▶ [What is required]
Skip all pictures. Write out the data below from its first line through the line that contains "import * as d3 from 'd3';".

[start]

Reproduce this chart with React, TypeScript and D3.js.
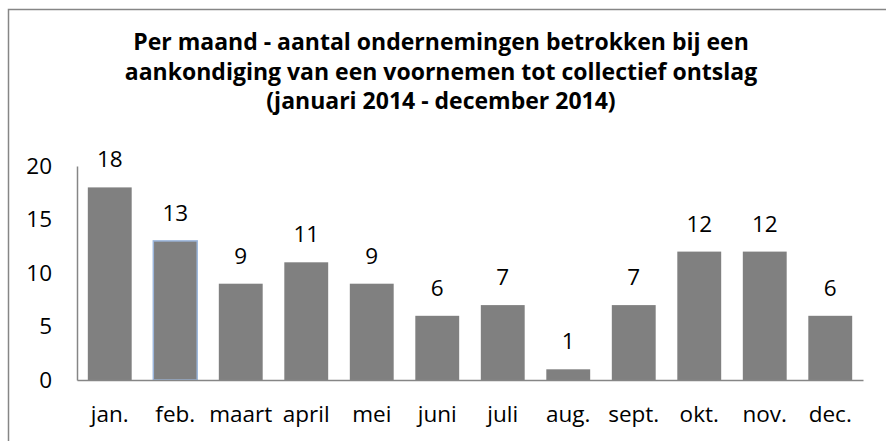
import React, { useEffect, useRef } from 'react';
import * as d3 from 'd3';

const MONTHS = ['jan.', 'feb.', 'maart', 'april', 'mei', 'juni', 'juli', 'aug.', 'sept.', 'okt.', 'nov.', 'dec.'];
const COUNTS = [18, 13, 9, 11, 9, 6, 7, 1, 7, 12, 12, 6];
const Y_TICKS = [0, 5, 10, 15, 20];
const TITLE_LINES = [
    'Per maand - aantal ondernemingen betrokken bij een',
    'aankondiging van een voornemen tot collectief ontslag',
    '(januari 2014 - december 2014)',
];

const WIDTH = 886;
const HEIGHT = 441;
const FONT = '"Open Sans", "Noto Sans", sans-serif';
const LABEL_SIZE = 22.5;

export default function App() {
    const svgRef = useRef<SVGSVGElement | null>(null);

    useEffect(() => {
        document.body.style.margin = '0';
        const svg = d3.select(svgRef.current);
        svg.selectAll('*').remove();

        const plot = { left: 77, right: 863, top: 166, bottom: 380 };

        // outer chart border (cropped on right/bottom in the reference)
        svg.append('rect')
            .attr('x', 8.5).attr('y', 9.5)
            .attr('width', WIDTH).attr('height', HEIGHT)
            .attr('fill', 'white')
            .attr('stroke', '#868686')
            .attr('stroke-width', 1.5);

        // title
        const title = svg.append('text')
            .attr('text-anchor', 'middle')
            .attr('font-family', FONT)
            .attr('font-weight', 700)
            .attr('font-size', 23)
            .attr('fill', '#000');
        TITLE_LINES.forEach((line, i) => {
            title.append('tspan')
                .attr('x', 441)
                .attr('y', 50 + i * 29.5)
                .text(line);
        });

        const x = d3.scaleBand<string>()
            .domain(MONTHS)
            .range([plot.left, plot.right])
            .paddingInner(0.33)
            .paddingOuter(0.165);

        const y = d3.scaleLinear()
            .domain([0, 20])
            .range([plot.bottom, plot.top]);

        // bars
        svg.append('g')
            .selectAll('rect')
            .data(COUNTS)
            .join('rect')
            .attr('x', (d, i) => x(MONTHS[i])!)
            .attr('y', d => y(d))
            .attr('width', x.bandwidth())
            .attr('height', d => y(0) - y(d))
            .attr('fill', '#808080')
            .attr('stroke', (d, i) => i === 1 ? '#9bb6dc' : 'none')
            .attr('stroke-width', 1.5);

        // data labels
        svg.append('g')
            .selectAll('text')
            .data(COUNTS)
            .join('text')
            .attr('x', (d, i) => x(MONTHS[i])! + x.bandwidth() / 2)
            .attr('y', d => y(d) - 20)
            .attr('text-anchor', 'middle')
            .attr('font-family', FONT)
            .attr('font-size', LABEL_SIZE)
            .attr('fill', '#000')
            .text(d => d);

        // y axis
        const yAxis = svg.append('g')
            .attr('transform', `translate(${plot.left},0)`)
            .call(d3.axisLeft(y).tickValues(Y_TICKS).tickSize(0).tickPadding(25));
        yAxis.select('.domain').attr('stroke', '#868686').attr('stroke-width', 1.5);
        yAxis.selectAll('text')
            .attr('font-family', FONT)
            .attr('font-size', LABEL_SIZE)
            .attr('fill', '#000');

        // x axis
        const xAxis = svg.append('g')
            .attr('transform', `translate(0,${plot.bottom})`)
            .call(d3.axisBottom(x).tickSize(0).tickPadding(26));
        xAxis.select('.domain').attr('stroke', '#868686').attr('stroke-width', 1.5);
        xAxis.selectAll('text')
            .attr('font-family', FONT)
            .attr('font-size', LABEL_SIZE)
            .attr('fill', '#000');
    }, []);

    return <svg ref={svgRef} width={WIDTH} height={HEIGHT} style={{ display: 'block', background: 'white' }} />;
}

[end]

▶ [Result for this task]
Reproduce this chart with React, TypeScript and D3.js.
import React, { useEffect, useRef } from 'react';
import * as d3 from 'd3';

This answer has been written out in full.